Friday April 18, 2014

Canada’s postal service obsolete

So what makes Canada Post so special that we need to save it? Where is the wailing for the blacksmith? The town crier? The lamp lighter? Not to put too fine a point on it, Canada Post is obsolete.

Canada Post has been obsolete for at least 20 years. Ever since the advent of email — yeah, that old technology — there hasn’t been a need for Canada Post. Email is almost passé with social networks.

All the while, we wail about how we need Canada Post. The union, CUPW, has been bleeding this cash cow dry. Postal carriers can expect to start at $23.11 per hour plus a bonus for flyers.

Seriously, ask yourself, what proportion of your daily mail just winds up straight into your recycle bin?

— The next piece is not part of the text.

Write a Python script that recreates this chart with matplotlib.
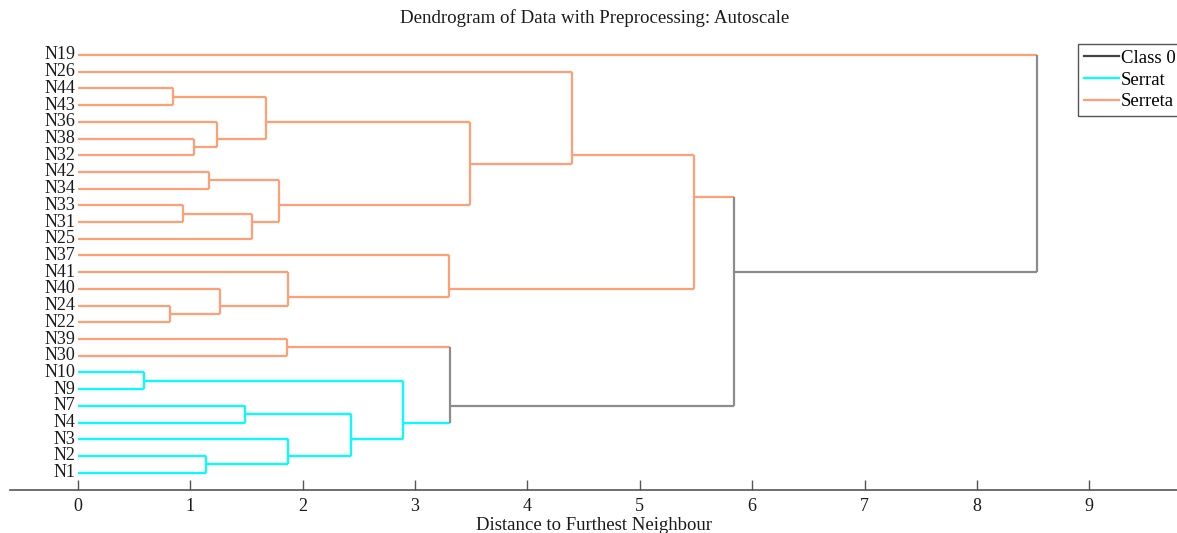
import matplotlib
matplotlib.use("Agg")
import matplotlib.pyplot as plt
from matplotlib.lines import Line2D

plt.rcParams['font.family'] = ['Liberation Serif', 'DejaVu Serif']

# leaves, top to bottom
leaves = ["N19", "N26", "N44", "N43", "N36", "N38", "N32", "N42", "N34", "N33",
          "N31", "N25", "N37", "N41", "N40", "N24", "N22", "N39", "N30", "N10",
          "N9", "N7", "N4", "N3", "N2", "N1"]
leaf_class = ["Serreta"] * 19 + ["Serrat"] * 7

# merges (scipy style ids: leaves 0..25, clusters from 26 on)
merge_a = [2, 5, 4, 26, 7, 9, 31, 30, 29, 1, 15, 14, 13, 12, 35, 17, 19, 21, 24, 23, 43, 42, 41, 40, 0]
merge_b = [3, 6, 27, 28, 8, 10, 11, 32, 33, 34, 16, 36, 37, 38, 39, 18, 20, 22, 25, 44, 45, 46, 47, 48, 49]
merge_h = [0.85, 1.035, 1.24, 1.673, 1.168, 0.934, 1.553, 1.788, 3.493, 4.395,
           0.82, 1.266, 1.874, 3.306, 5.48, 1.865, 0.59, 1.491, 1.139, 1.874,
           2.429, 2.897, 3.312, 5.839, 8.535]

colors = {"Class 0": "#8c8c8c", "Serrat": "#00ffff", "Serreta": "#ffa074"}
lw = 1.6

fig = plt.figure(figsize=(11.77, 5.33), dpi=100)
ax = fig.add_axes([10 / 1177, 1 - 490 / 533, 1 - 10 / 1177, 450 / 533])

n = len(leaves)
members = {i: [i] for i in range(n)}
hgt = {i: 0.0 for i in range(n)}
cls = {i: leaf_class[i] for i in range(n)}

def ypos(c):
    # cluster drawn at the mean of its leaf positions
    return sum(members[c]) / len(members[c])

for k, (a, b, h) in enumerate(zip(merge_a, merge_b, merge_h)):
    cid = n + k
    c = cls[a] if cls[a] == cls[b] else "Class 0"
    ya, yb = ypos(a), ypos(b)
    # horizontal arms coloured by child, vertical by parent
    ax.plot([hgt[a], h], [ya, ya], color=colors[cls[a]], lw=lw, solid_capstyle='butt')
    ax.plot([hgt[b], h], [yb, yb], color=colors[cls[b]], lw=lw, solid_capstyle='butt')
    ax.plot([h, h], [ya, yb], color=colors[c], lw=lw, solid_capstyle='butt')
    members[cid] = members[a] + members[b]
    hgt[cid] = h
    cls[cid] = c

for i, name in enumerate(leaves):
    ax.text(-0.02, i, name, ha='right', va='center', fontsize=13, color='#1a1a1a')

ax.set_xlim((10 - 77.7) / 112.4, (1177 - 77.7) / 112.4)
ax.set_ylim(25 + (490 - 472.7) / 16.71, -(55 - 40) / 16.71)
ax.set_xticks(range(10))
ax.set_yticks([])
for s in ['top', 'right', 'left']:
    ax.spines[s].set_visible(False)
ax.spines['bottom'].set_color('#555555')
ax.spines['bottom'].set_linewidth(1.2)
ax.tick_params(axis='x', direction='in', length=7, width=1, color='#555555',
               labelsize=13, labelcolor='#1a1a1a', pad=6)
ax.set_xlabel("Distance to Furthest Neighbour", fontsize=13.5, color='#1a1a1a', labelpad=1)
fig.text(0.505, 1 - 18 / 533, "Dendrogram of Data with Preprocessing: Autoscale",
         ha='center', va='center', fontsize=13.6, color='#1a1a1a')

handles = [Line2D([], [], color='#444444', lw=1.6),
           Line2D([], [], color=colors["Serrat"], lw=1.6),
           Line2D([], [], color=colors["Serreta"], lw=1.6)]
leg = fig.legend(handles, ["Class 0", "Serrat", "Serreta"], loc='upper left',
                 bbox_to_anchor=(1078 / 1177, 1 - 44 / 533), fontsize=13.5,
                 fancybox=False, edgecolor='#555555', framealpha=1,
                 handlelength=1.9, handletextpad=0.1, labelspacing=0.25,
                 borderpad=0.3, borderaxespad=0)
leg.get_frame().set_linewidth(1.0)

fig.savefig("out.png", dpi=100)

In our household we receive perhaps half-a-dozen postcards and two or three cheques per year.

Bills? E-post.

Personal letters? Email or Facebook.

Packages? UPS, Fedex, Purolator or DHL.

To put a further nail in Canada Post’s box, Amazon has announced that it will be trialing drone delivery. I can foresee the day where a combination of autonomously driven trucks and drones handle vast amorphous regions with better service and vastly fewer manpower than exists in today’s Canada Post.

Autonomous drone delivery is probably not the end-all either with 3D printing coming down the pipe.